Finnish monarchists considered Crown Prince Wolfgang to be their king until his death without children in 1989. Prince Philipp predeceased him, but monarchists regarded him as heir presumptive, and the monarchists consider the throne of Finland passed to Philipp’s son.

4) Prince Manvendra Gohil Singh (b.1965) – heir to the Maharajah of Rajpipla.

Prince Manvendra is the only living male lgbt heir to a sovereign throne (I’ll mention the only living female heir to another throne in the next Gay Thrones article next year). The prince made headline news in 2006 when he came out publicly as gay.

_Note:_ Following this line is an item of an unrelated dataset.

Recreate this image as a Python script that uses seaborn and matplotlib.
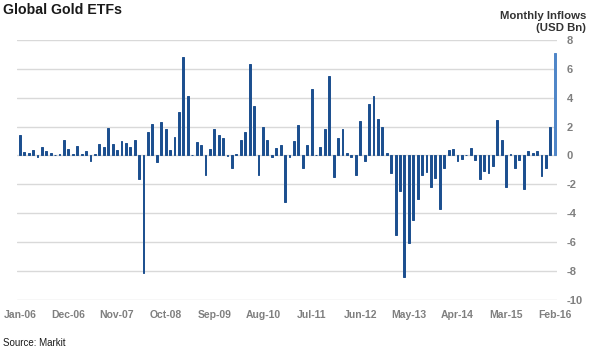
import matplotlib
matplotlib.use("Agg")
import matplotlib.pyplot as plt
import seaborn as sns
import pandas as pd

months = list(pd.date_range("2006-01-01", periods=122, freq="MS").strftime("%b-%y"))

inflows = [
    1.4, 0.25, 0.2, 0.4, -0.1, 0.6, 0.3, 0.2, 0.05, 0.1,
    1.05, 0.45, 0.1, 0.65, 0.1, 0.3, -0.35, 0.1, 0.8, 0.6,
    1.9, 0.8, 0.35, 1.0, 0.85, 0.6, 1.05, -1.65, -8.1, 1.65,
    2.2, -0.45, 2.35, 1.8, 0.4, 1.3, 3.0, 6.8, 4.1, 0.0,
    0.9, 0.72, -1.38, 0.47, 1.86, 1.44, 1.2, -0.05, -0.85, 0.1,
    1.1, 1.63, 6.3, 3.45, -1.38, 2.0, 1.05, -0.1, 0.5, 0.72,
    -3.2, -0.12, 1.0, 2.14, -0.9, 0.7, 4.6, 0.05, 0.58, 1.8,
    5.47, -1.47, 1.2, 1.8, 0.16, -0.12, -1.38, 2.4, -0.4, 3.55,
    4.1, 2.5, 2.0, 0.17, -1.2, -5.52, -2.45, -8.42, -6.05, -4.5,
    -3.0, -1.36, -1.14, -2.15, -1.55, -3.7, -0.85, 0.36, 0.46, -0.4,
    -0.23, 0.03, 0.53, -0.28, -1.66, -1.08, -1.2, -0.7, 2.45, 1.04,
    -2.17, 0.07, -0.85, -0.28, -2.3, 0.3, 0.18, 0.3, -1.43, -0.85,
    2.0, 7.1,
]

highlight = ["history"] * 121 + ["latest"]

yticks = [8, 6, 4, 2, 0, -2, -4, -6, -8, -10]
tick_step = 11

title = "Global Gold ETFs"
unit_label = "Monthly Inflows\n(USD Bn)"
source = "Source: Markit"

df = pd.DataFrame({"month": months, "value": inflows, "kind": highlight})

sns.set_theme(style="white")
plt.rcParams["font.family"] = ["Liberation Sans", "DejaVu Sans"]

fig = plt.figure(figsize=(5.9, 3.5), dpi=100)
ax = fig.add_axes([0.029, 0.143, 0.915, 0.743])

sns.barplot(data=df, x="month", y="value", hue="kind", order=months,
            palette={"history": "#1c4f8f", "latest": "#4f86c8"},
            dodge=False, width=0.42, legend=False, ax=ax, saturation=1)
for p in ax.patches:
    p.set_edgecolor(p.get_facecolor())
    p.set_linewidth(0.7)

ax.set_ylim(-10, 8)
ax.set_xlim(-0.6, 121.5)
ax.set_yticks(yticks)
ax.set_yticklabels([str(v) for v in yticks])
ax.yaxis.tick_right()
ax.grid(axis="y", color="#d9d9d9", linewidth=1)
ax.set_axisbelow(True)
for s in ax.spines.values():
    s.set_visible(False)

xt = list(range(0, len(months), tick_step))
ax.set_xticks(xt)
ax.set_xticklabels([months[i] for i in xt])
ax.tick_params(axis="y", length=0, pad=7, labelsize=8, labelcolor="#7f7f7f")
ax.tick_params(axis="x", length=0, pad=7, labelsize=7.5, labelcolor="#7f7f7f")
for lab in ax.get_yticklabels() + ax.get_xticklabels():
    lab.set_fontweight("bold")
ax.set_xlabel("")
ax.set_ylabel("")

fig.text(3 / 590, 1 - 10 / 350, title, fontsize=10.2, fontweight="bold",
         color="#1a1a1a", ha="left", va="center")
fig.text(586 / 590, 1 - 22 / 350, unit_label, fontsize=8.2, fontweight="bold",
         color="#333333", ha="right", va="center", linespacing=1.2)
fig.text(3 / 590, 1 - 343 / 350, source, fontsize=7, color="#1a1a1a",
         ha="left", va="center")

fig.savefig("out.png", dpi=100)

The throne of Rajpipla in western India dates back to 1200. Under British rule the Maharaja of Rajpipla was accorded the style of His Highness. After India became independent in 1947 Rajpipla was merged with the Bombay Presidency. Indian maharajas retained their titles until the Indian government withdrew recognition of them in 1971. Even though no longer officially royal the many princely families in India are often still referred to by their former titles as a courtesy, as is also the case with deposed European royal dynasties.

Prince Manvendra will, in all probability, adopt the unofficial style of Maharaja of Rajpipla after the death of his father, even if Indian law doesn’t recognise it. No doubt he will still be referred to as a “gay Maharaja” in the media.